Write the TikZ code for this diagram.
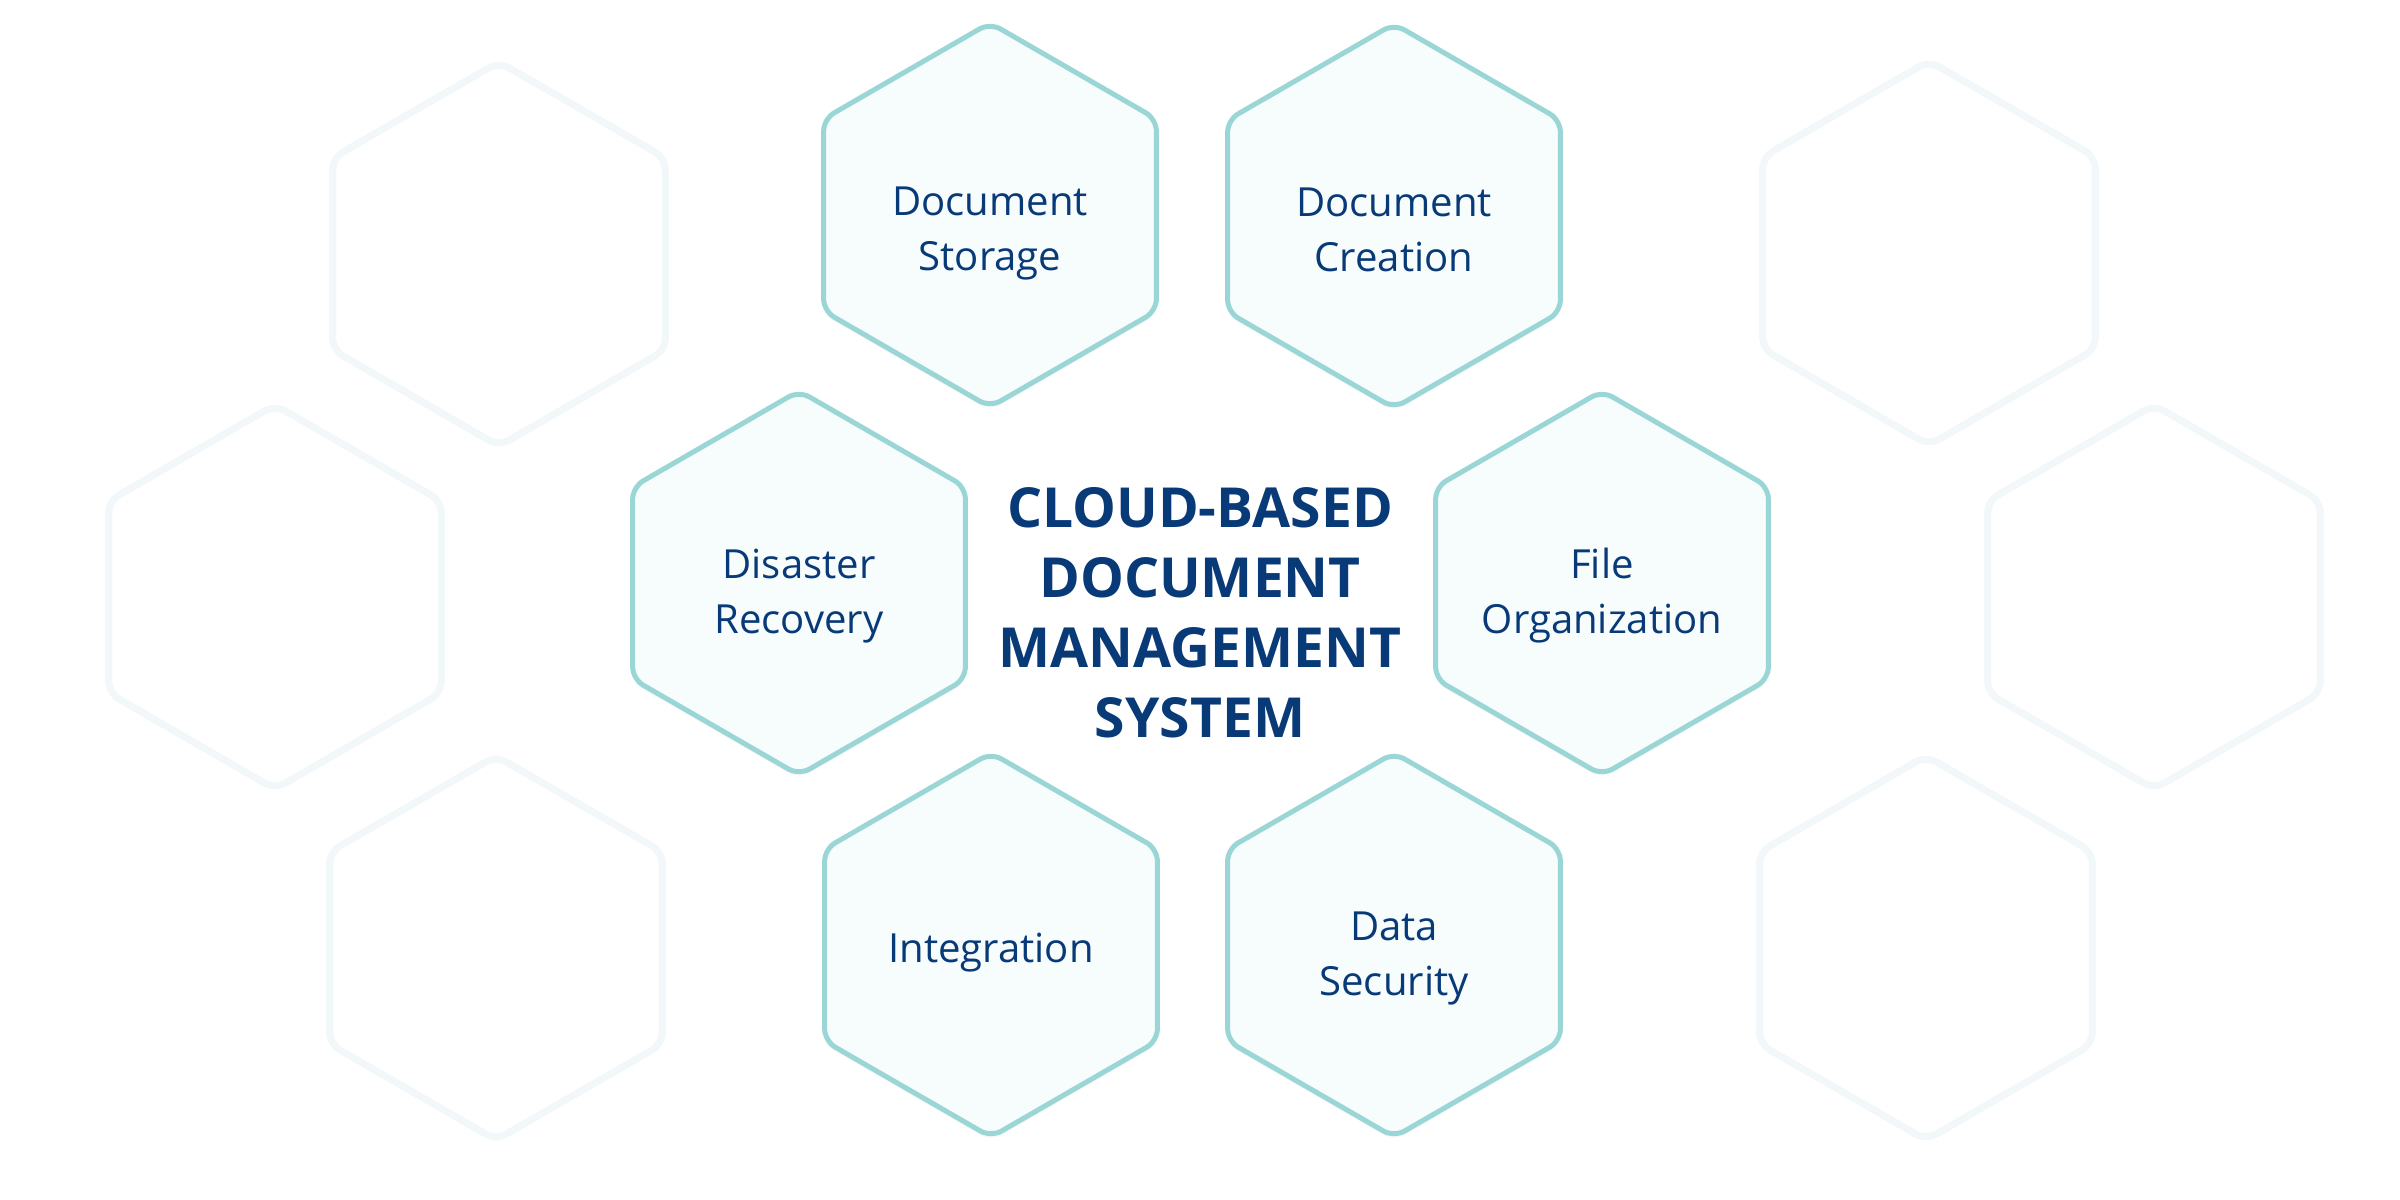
\documentclass[tikz,border=0pt]{standalone}
\usepackage{fontspec}
\setmainfont{Open Sans}
\usetikzlibrary{shapes.geometric,shadows}
\definecolor{hexline}{RGB}{155,214,215}
\definecolor{hexfill}{RGB}{247,252,253}
\definecolor{ghostline}{RGB}{242,247,249}
\definecolor{navy}{RGB}{9,58,120}
\begin{document}
\begin{tikzpicture}[x=0.01cm,y=-0.01cm,
  hexshape/.style={regular polygon,regular polygon sides=6,shape border rotate=30,minimum size=3.84cm,inner sep=0pt,rounded corners=0.12cm},
  hexcell/.style={hexshape,draw=hexline,line width=0.05cm,fill=hexfill,drop shadow={shadow xshift=0pt,shadow yshift=-0.04cm,opacity=0.06}},
  ghost/.style={hexshape,draw=ghostline,line width=0.07cm,fill=white},
  hextext/.style={text=navy,font=\fontsize{11.4}{15.6}\selectfont,align=center,anchor=base},
  title/.style={text=navy,font=\bfseries\fontsize{15.7}{19.9}\selectfont,align=center}]
\useasboundingbox (0,0) rectangle (2400,1200);

\foreach \x/\y/\name in {499/254/g1,275/597/g2,496/948/g3,1929/253/g4,2154/597/g5,1926/948/g6}
{
\node[ghost] (\name) at (\x,\y) {};
}

\foreach \x/\y/\name/\dy/\txt in {990/215/storage/-0.55cm/{Document\\Storage},1394/216/creation/-0.55cm/{Document\\Creation},799/583/recovery/-0.50cm/{Disaster\\Recovery},1602/583/fileorg/-0.50cm/{File\\Organization},991/945/integration/-0.17cm/{Integration},1394/945/security/-0.50cm/{Data\\Security}}
{
\node[hexcell] (\name) at (\x,\y) {};
\node[hextext] (\name-txt) at ([yshift=\dy]\name.center) {\txt};
}

\node[title] (dms) at (1200,613) {CLOUD-BASED\\DOCUMENT\\MANAGEMENT\\SYSTEM};
\end{tikzpicture}
\end{document}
○ ○ ○
From the data above, write out everything exactly except the pictures.

Write the TikZ code for this diagram.
\documentclass[tikz,border=0pt]{standalone}
\usepackage{fontspec}
\setmainfont{Open Sans}
\usetikzlibrary{shapes.geometric,shadows}
\definecolor{hexline}{RGB}{155,214,215}
\definecolor{hexfill}{RGB}{247,252,253}
\definecolor{ghostline}{RGB}{242,247,249}
\definecolor{navy}{RGB}{9,58,120}
\begin{document}
\begin{tikzpicture}[x=0.01cm,y=-0.01cm,
  hexshape/.style={regular polygon,regular polygon sides=6,shape border rotate=30,minimum size=3.84cm,inner sep=0pt,rounded corners=0.12cm},
  hexcell/.style={hexshape,draw=hexline,line width=0.05cm,fill=hexfill,drop shadow={shadow xshift=0pt,shadow yshift=-0.04cm,opacity=0.06}},
  ghost/.style={hexshape,draw=ghostline,line width=0.07cm,fill=white},
  hextext/.style={text=navy,font=\fontsize{11.4}{15.6}\selectfont,align=center,anchor=base},
  title/.style={text=navy,font=\bfseries\fontsize{15.7}{19.9}\selectfont,align=center}]
\useasboundingbox (0,0) rectangle (2400,1200);

\foreach \x/\y/\name in {499/254/g1,275/597/g2,496/948/g3,1929/253/g4,2154/597/g5,1926/948/g6}
{
\node[ghost] (\name) at (\x,\y) {};
}

\foreach \x/\y/\name/\dy/\txt in {990/215/storage/-0.55cm/{Document\\Storage},1394/216/creation/-0.55cm/{Document\\Creation},799/583/recovery/-0.50cm/{Disaster\\Recovery},1602/583/fileorg/-0.50cm/{File\\Organization},991/945/integration/-0.17cm/{Integration},1394/945/security/-0.50cm/{Data\\Security}}
{
\node[hexcell] (\name) at (\x,\y) {};
\node[hextext] (\name-txt) at ([yshift=\dy]\name.center) {\txt};
}

\node[title] (dms) at (1200,613) {CLOUD-BASED\\DOCUMENT\\MANAGEMENT\\SYSTEM};
\end{tikzpicture}
\end{document}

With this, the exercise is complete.